_The request:_
Copy out all the lines in the records that include the word "with".

_Source records:_
═══

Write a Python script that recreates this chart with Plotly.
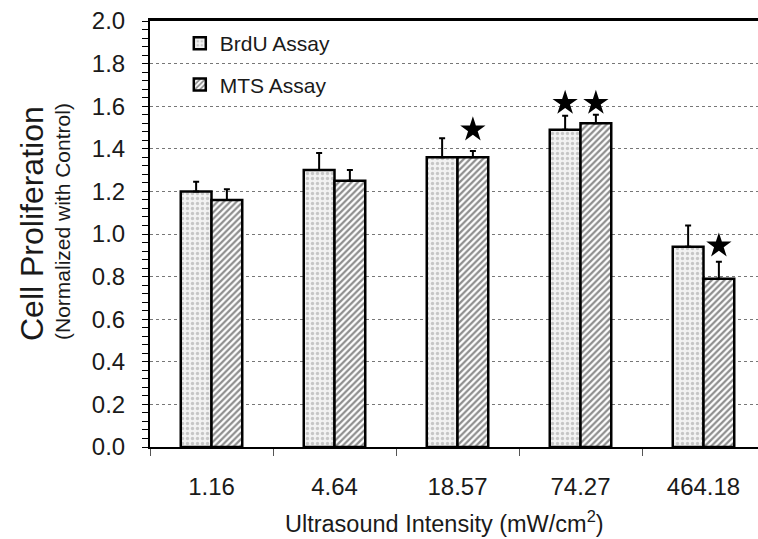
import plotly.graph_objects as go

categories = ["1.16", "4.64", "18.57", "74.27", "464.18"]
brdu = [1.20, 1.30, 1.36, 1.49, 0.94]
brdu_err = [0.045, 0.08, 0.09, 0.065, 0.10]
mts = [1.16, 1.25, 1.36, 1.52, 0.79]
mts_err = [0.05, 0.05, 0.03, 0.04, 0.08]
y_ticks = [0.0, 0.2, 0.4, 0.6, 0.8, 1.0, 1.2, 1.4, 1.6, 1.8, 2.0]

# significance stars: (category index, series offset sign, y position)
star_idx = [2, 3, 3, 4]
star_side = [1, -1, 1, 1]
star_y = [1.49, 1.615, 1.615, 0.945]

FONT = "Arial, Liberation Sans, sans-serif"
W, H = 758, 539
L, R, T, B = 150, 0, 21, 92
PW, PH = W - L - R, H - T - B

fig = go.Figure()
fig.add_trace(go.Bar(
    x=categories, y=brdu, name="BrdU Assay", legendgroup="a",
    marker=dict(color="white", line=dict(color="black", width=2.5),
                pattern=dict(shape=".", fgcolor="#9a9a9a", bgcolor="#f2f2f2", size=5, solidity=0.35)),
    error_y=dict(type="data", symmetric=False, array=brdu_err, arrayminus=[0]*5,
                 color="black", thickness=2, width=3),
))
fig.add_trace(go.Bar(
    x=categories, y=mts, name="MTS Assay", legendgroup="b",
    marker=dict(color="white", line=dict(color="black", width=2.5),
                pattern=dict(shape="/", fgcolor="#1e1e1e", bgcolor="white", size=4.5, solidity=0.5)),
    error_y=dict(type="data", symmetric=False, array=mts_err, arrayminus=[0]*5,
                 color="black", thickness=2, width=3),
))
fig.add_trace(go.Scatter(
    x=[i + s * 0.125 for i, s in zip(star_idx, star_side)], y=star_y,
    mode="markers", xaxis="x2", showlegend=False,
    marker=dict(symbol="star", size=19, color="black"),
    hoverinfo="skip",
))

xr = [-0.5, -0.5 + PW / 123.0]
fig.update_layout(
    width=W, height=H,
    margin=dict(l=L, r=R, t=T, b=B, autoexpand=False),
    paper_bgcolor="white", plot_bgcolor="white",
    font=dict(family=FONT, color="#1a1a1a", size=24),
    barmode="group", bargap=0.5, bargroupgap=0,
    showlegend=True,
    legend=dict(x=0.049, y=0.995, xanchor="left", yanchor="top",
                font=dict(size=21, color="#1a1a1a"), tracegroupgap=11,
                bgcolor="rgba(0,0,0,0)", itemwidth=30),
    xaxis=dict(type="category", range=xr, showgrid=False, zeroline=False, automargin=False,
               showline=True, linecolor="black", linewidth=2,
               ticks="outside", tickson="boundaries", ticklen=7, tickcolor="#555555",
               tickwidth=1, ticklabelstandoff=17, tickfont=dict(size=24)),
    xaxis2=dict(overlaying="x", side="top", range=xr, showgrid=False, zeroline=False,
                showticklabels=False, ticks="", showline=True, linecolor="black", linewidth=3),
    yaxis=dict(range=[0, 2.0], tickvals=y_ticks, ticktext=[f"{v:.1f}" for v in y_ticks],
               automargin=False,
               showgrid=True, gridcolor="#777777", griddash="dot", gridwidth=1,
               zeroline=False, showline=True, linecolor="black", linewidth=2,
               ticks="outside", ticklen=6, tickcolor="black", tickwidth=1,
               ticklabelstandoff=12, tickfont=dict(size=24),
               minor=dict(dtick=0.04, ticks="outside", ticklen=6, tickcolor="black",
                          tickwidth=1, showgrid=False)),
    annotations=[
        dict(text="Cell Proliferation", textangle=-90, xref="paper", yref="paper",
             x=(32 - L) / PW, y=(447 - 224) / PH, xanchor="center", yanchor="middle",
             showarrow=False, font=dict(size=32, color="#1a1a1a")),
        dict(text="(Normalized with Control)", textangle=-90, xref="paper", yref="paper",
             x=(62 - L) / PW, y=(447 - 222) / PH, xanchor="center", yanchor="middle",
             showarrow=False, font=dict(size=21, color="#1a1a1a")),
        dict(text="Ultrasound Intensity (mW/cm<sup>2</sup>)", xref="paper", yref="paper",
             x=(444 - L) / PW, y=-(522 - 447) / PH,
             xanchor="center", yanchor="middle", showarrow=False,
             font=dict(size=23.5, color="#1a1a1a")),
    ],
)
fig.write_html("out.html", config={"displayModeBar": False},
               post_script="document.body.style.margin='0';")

═══

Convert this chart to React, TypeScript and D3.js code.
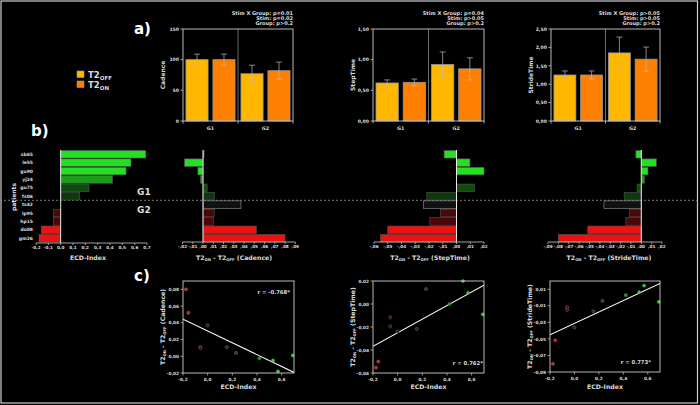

═══

_In response:_
Write a Python script that recreates this chart with Plotly.
        dict(text="(Normalized with Control)", textangle=-90, xref="paper", yref="paper",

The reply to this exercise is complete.